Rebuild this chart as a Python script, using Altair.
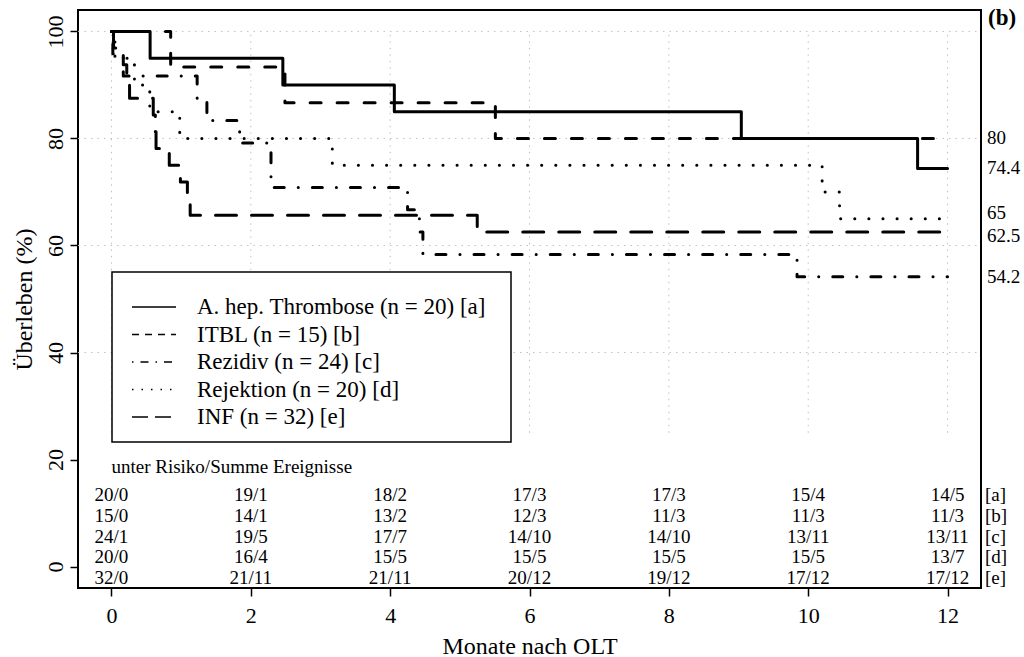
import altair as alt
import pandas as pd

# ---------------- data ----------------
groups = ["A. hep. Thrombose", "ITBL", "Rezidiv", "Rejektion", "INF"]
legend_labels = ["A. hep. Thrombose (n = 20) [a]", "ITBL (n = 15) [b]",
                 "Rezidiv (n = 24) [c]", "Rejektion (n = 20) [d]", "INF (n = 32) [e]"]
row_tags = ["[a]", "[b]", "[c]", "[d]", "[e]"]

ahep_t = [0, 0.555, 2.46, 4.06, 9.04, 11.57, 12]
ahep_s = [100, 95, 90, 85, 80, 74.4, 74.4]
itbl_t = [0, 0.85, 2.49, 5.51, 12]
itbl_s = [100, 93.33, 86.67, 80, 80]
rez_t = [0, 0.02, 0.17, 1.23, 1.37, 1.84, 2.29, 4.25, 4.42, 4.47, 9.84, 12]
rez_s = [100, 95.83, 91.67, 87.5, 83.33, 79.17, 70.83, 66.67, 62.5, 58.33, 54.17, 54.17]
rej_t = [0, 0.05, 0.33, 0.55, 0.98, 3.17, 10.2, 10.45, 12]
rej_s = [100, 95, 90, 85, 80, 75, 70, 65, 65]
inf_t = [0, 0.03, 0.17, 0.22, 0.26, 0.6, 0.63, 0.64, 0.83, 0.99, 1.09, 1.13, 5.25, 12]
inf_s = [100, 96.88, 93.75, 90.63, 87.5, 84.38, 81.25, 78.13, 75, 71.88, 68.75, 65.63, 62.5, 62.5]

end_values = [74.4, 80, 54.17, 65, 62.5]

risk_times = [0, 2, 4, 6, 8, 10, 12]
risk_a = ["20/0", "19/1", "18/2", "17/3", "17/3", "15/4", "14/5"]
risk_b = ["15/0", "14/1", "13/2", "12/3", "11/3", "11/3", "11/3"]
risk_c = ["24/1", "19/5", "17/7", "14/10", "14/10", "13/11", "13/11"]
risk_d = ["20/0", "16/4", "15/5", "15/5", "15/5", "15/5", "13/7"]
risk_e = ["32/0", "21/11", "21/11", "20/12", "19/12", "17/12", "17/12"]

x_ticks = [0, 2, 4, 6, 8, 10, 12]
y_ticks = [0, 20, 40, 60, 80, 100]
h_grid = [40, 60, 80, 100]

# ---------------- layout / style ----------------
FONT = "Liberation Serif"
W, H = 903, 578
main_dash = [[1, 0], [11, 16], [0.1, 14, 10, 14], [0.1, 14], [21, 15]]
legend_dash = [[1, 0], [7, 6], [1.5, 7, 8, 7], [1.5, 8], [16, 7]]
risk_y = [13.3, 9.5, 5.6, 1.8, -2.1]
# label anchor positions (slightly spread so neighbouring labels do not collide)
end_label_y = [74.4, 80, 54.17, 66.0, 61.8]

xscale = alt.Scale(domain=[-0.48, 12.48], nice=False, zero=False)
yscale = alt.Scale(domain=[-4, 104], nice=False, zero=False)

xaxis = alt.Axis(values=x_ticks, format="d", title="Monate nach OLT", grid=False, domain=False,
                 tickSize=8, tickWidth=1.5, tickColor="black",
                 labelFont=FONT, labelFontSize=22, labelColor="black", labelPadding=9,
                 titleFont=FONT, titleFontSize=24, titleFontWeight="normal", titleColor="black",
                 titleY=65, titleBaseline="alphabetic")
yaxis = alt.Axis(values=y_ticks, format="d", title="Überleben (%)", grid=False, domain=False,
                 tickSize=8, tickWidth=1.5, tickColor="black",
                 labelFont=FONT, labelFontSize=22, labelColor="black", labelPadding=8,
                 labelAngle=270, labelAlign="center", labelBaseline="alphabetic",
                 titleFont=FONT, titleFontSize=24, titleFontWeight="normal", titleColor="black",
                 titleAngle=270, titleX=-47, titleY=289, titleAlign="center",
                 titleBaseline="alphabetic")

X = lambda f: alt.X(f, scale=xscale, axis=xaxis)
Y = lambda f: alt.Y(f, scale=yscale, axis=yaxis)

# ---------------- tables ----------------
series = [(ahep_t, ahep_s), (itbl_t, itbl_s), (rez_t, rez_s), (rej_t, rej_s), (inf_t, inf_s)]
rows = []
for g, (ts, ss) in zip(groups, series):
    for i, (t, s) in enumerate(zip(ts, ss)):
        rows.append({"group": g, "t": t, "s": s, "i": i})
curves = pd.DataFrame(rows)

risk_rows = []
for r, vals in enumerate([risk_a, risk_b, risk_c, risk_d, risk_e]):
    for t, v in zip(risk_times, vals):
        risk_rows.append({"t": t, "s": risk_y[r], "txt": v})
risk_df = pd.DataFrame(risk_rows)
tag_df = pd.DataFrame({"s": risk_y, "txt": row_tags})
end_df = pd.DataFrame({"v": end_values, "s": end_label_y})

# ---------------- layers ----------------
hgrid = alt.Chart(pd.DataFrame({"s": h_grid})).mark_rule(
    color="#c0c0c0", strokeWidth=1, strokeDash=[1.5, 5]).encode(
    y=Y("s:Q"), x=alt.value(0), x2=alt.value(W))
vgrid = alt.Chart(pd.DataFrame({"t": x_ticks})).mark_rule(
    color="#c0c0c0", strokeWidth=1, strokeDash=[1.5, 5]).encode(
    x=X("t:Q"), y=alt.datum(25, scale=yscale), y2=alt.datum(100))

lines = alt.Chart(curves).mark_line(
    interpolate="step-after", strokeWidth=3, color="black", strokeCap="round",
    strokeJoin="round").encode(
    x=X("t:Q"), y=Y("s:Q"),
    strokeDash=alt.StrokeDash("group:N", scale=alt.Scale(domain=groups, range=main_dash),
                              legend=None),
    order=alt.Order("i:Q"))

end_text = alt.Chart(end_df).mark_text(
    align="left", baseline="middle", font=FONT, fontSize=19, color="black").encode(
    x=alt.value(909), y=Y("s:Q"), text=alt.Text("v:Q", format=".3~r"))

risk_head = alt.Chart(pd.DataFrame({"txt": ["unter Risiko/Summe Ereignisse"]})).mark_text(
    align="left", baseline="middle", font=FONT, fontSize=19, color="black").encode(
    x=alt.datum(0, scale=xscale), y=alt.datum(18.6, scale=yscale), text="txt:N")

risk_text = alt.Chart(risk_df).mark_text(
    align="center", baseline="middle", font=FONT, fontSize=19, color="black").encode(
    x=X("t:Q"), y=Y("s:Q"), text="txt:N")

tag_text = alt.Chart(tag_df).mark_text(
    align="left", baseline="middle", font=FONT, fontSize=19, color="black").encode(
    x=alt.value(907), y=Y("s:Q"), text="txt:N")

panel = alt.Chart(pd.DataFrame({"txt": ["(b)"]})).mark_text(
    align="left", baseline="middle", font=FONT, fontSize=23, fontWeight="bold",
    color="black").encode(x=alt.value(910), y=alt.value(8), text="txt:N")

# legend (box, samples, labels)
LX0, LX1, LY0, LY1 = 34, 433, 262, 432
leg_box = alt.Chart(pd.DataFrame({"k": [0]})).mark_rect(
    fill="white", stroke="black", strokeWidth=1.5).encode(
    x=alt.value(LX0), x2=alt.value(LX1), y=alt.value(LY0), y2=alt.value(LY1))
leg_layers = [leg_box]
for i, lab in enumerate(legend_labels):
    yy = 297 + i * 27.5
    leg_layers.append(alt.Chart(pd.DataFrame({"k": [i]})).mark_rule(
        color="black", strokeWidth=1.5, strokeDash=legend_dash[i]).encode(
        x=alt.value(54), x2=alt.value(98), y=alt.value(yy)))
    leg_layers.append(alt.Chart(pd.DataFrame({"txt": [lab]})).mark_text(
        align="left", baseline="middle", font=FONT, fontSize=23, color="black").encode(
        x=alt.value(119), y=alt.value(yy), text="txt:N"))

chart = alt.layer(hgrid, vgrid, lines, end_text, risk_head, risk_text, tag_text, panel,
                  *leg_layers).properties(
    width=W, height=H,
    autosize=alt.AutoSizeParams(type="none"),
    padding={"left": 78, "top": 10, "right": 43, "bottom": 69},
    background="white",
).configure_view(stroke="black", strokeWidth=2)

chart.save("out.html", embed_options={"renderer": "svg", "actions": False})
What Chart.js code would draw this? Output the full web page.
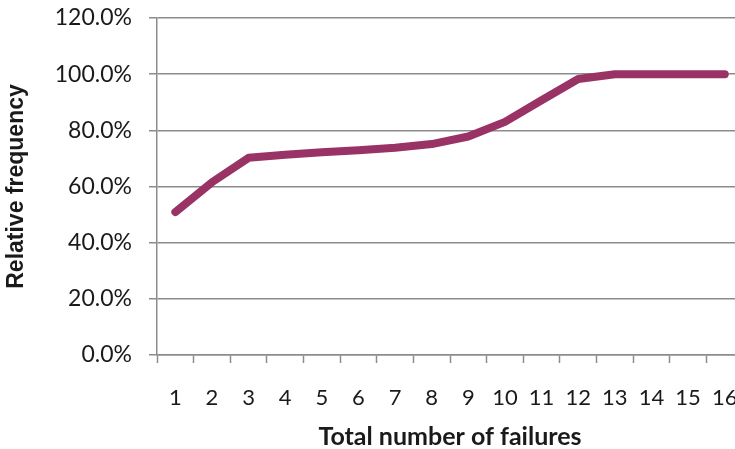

• _TASK TO CARRY OUT_
Copy only the part of the records that runs from the first line to the line with "end_values = [74.4, 80, 54.17, 65, 62.5]", ends included, leaving pictures out.

• _EXERCISE OUTPUT_
Rebuild this chart as a Python script, using Altair.
import altair as alt
import pandas as pd

# ---------------- data ----------------
groups = ["A. hep. Thrombose", "ITBL", "Rezidiv", "Rejektion", "INF"]
legend_labels = ["A. hep. Thrombose (n = 20) [a]", "ITBL (n = 15) [b]",
                 "Rezidiv (n = 24) [c]", "Rejektion (n = 20) [d]", "INF (n = 32) [e]"]
row_tags = ["[a]", "[b]", "[c]", "[d]", "[e]"]

ahep_t = [0, 0.555, 2.46, 4.06, 9.04, 11.57, 12]
ahep_s = [100, 95, 90, 85, 80, 74.4, 74.4]
itbl_t = [0, 0.85, 2.49, 5.51, 12]
itbl_s = [100, 93.33, 86.67, 80, 80]
rez_t = [0, 0.02, 0.17, 1.23, 1.37, 1.84, 2.29, 4.25, 4.42, 4.47, 9.84, 12]
rez_s = [100, 95.83, 91.67, 87.5, 83.33, 79.17, 70.83, 66.67, 62.5, 58.33, 54.17, 54.17]
rej_t = [0, 0.05, 0.33, 0.55, 0.98, 3.17, 10.2, 10.45, 12]
rej_s = [100, 95, 90, 85, 80, 75, 70, 65, 65]
inf_t = [0, 0.03, 0.17, 0.22, 0.26, 0.6, 0.63, 0.64, 0.83, 0.99, 1.09, 1.13, 5.25, 12]
inf_s = [100, 96.88, 93.75, 90.63, 87.5, 84.38, 81.25, 78.13, 75, 71.88, 68.75, 65.63, 62.5, 62.5]

end_values = [74.4, 80, 54.17, 65, 62.5]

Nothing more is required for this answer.